▶ [Task requirements]:
The line containing "plt.rcParams['font.family'] = ['Liberation" marks the end: quote every line from the start of the records below through it, word for word.

Charts and diagrams as code:
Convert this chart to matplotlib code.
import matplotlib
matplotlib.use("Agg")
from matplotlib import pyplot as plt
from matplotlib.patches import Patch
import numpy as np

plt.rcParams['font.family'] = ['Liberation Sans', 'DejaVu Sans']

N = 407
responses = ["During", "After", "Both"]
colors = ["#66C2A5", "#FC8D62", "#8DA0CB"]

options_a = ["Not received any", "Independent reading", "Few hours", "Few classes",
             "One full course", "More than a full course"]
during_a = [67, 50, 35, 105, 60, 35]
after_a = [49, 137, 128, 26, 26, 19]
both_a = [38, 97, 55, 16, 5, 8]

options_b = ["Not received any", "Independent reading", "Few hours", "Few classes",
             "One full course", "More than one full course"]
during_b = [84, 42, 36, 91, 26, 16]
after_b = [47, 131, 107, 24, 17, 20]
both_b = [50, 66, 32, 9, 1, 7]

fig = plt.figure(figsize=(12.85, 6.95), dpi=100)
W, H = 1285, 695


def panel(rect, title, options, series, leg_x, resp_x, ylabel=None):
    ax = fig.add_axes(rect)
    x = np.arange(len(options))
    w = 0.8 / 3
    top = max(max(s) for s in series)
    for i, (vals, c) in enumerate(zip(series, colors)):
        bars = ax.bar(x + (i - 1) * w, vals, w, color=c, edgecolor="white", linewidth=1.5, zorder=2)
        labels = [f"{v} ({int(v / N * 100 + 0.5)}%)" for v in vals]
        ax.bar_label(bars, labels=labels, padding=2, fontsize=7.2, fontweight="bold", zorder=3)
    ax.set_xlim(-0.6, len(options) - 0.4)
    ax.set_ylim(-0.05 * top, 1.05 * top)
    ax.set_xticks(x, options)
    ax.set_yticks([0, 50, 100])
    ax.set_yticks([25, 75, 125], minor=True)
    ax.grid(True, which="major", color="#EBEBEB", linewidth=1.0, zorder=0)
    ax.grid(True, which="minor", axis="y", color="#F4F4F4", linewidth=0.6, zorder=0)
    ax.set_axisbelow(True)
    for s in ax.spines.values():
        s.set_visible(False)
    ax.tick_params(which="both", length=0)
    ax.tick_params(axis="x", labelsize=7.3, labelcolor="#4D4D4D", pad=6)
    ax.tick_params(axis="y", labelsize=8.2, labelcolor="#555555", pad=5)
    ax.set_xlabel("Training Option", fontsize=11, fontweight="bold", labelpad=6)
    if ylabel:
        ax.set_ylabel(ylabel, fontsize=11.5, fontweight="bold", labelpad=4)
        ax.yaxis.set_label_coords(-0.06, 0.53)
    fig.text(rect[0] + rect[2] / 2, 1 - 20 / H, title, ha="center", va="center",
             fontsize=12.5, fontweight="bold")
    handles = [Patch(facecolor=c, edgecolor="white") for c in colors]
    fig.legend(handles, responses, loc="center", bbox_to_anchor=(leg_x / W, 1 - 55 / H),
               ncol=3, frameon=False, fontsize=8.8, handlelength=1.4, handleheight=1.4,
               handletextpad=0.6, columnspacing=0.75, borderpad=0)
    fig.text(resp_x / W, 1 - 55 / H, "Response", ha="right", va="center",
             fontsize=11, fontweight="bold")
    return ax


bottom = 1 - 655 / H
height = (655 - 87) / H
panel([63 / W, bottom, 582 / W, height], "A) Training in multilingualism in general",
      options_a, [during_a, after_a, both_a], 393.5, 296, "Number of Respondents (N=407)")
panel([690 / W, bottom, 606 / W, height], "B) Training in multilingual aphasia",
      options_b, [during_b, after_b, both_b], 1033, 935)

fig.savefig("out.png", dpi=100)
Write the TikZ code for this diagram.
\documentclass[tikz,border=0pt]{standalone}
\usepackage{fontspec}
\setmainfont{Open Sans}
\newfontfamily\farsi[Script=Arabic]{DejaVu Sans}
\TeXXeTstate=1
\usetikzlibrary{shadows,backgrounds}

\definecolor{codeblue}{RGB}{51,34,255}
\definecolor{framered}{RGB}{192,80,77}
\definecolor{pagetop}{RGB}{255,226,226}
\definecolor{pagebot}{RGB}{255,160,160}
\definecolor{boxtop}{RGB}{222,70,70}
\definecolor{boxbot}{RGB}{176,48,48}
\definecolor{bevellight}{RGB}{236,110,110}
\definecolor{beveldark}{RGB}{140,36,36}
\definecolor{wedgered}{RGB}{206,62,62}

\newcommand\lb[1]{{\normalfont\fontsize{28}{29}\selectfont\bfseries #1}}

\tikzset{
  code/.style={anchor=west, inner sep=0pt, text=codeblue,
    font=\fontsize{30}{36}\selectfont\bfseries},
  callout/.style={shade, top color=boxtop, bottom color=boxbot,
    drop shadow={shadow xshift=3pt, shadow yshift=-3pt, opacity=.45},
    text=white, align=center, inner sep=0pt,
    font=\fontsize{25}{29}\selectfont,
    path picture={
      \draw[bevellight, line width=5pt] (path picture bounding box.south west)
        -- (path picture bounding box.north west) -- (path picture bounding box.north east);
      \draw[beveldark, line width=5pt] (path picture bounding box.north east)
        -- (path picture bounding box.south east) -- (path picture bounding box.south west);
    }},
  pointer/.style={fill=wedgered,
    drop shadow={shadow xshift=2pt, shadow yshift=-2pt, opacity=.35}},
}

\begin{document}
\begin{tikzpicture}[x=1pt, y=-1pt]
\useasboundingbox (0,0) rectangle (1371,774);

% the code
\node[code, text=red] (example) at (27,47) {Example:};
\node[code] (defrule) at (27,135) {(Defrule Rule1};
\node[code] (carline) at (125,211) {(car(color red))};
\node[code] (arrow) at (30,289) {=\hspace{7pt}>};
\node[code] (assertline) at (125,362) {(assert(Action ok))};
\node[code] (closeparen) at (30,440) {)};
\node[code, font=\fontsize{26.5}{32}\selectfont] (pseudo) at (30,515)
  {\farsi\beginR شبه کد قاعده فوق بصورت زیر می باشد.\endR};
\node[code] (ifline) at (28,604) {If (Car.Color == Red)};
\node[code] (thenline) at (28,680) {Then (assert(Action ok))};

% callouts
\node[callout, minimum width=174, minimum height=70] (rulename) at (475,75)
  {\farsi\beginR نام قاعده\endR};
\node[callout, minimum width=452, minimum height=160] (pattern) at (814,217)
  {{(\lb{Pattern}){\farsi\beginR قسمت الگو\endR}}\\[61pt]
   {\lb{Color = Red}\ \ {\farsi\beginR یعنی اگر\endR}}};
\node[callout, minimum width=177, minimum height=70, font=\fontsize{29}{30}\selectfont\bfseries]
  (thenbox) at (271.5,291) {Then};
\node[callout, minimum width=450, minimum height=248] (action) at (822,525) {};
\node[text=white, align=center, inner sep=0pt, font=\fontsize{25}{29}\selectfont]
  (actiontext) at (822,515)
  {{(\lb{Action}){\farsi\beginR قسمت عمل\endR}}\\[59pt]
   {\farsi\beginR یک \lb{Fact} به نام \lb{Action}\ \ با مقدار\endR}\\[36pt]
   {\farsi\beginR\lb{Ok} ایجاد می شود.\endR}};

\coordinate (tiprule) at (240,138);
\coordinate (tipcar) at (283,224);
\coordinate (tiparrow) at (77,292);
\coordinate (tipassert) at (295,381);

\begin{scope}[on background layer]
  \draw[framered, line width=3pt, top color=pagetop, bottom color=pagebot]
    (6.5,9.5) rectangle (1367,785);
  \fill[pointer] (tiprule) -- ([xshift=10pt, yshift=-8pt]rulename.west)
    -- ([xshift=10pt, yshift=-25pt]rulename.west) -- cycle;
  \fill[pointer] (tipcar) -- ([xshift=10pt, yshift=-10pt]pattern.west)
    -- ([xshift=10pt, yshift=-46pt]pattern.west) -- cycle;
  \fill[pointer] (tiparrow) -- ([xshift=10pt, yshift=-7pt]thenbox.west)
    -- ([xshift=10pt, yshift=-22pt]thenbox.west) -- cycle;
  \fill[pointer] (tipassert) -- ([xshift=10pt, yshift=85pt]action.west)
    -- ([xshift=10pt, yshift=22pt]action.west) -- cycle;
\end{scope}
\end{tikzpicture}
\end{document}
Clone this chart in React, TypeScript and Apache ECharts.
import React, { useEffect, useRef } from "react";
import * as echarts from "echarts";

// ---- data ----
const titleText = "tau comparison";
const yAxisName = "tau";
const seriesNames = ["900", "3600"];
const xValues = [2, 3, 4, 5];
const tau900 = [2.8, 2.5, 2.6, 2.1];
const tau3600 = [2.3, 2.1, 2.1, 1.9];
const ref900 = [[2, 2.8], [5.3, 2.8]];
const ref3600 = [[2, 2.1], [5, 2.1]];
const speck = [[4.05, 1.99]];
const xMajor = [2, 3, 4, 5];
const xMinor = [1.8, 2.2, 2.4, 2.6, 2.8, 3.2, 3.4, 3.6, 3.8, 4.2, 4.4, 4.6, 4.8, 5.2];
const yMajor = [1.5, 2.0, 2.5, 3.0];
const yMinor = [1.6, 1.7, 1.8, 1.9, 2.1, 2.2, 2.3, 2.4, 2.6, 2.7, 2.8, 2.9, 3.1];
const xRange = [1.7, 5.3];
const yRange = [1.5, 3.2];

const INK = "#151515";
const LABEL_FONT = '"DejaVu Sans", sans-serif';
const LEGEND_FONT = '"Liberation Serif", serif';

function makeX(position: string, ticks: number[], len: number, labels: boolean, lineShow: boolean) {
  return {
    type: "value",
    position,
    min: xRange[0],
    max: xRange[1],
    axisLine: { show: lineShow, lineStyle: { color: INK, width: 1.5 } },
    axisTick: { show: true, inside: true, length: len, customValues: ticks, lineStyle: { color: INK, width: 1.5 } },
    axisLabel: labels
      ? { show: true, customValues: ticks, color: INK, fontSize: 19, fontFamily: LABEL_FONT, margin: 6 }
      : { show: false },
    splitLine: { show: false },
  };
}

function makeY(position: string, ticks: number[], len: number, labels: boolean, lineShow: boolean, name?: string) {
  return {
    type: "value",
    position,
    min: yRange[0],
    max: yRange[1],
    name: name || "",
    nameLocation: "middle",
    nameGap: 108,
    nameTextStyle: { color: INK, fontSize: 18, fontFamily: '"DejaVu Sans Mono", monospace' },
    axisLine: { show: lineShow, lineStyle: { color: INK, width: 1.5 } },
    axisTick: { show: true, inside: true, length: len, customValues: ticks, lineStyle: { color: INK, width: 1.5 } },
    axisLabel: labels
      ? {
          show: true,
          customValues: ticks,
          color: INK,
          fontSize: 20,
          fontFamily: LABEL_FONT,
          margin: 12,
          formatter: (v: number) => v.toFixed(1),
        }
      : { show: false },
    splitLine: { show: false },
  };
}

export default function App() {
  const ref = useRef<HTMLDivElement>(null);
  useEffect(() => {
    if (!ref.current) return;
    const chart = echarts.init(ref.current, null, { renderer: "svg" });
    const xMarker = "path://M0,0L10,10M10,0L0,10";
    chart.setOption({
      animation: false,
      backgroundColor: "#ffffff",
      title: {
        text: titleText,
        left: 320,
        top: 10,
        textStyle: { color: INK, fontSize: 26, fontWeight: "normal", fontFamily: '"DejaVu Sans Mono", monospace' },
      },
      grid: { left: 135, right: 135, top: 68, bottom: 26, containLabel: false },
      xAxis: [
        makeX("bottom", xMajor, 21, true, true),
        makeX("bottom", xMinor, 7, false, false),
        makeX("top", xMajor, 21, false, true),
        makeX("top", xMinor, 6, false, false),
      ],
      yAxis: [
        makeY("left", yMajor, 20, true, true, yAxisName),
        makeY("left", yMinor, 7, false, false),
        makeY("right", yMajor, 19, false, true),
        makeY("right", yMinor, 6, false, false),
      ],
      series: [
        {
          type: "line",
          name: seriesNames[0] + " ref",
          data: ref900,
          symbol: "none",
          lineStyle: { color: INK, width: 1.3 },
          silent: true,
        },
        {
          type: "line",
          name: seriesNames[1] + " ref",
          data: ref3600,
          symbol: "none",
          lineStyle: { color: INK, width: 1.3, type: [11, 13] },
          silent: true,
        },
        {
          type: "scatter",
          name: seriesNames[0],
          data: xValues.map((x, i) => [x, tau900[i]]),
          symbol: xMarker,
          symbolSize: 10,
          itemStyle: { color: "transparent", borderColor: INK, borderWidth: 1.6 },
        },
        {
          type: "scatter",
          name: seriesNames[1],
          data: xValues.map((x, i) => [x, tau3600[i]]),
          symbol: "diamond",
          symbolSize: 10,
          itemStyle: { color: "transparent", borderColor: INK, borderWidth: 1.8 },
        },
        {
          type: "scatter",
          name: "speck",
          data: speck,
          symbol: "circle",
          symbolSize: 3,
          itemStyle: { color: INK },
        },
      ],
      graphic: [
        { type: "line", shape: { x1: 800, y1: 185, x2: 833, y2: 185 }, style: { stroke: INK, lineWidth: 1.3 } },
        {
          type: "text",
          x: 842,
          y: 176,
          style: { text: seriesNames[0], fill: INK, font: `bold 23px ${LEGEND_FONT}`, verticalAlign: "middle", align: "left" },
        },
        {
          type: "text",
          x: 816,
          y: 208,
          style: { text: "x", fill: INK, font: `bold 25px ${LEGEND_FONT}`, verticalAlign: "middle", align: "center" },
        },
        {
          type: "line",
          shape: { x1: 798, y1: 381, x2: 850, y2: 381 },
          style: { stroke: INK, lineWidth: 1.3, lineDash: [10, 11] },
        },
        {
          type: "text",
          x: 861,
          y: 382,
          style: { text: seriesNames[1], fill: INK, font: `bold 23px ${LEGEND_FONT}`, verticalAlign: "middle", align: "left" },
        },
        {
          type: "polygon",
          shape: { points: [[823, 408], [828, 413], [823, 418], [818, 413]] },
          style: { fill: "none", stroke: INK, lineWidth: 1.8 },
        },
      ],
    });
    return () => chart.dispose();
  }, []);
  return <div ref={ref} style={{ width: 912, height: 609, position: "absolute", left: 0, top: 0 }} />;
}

▶ [Exercise output]:
Convert this chart to matplotlib code.
import matplotlib
matplotlib.use("Agg")
from matplotlib import pyplot as plt
from matplotlib.patches import Patch
import numpy as np

plt.rcParams['font.family'] = ['Liberation Sans', 'DejaVu Sans']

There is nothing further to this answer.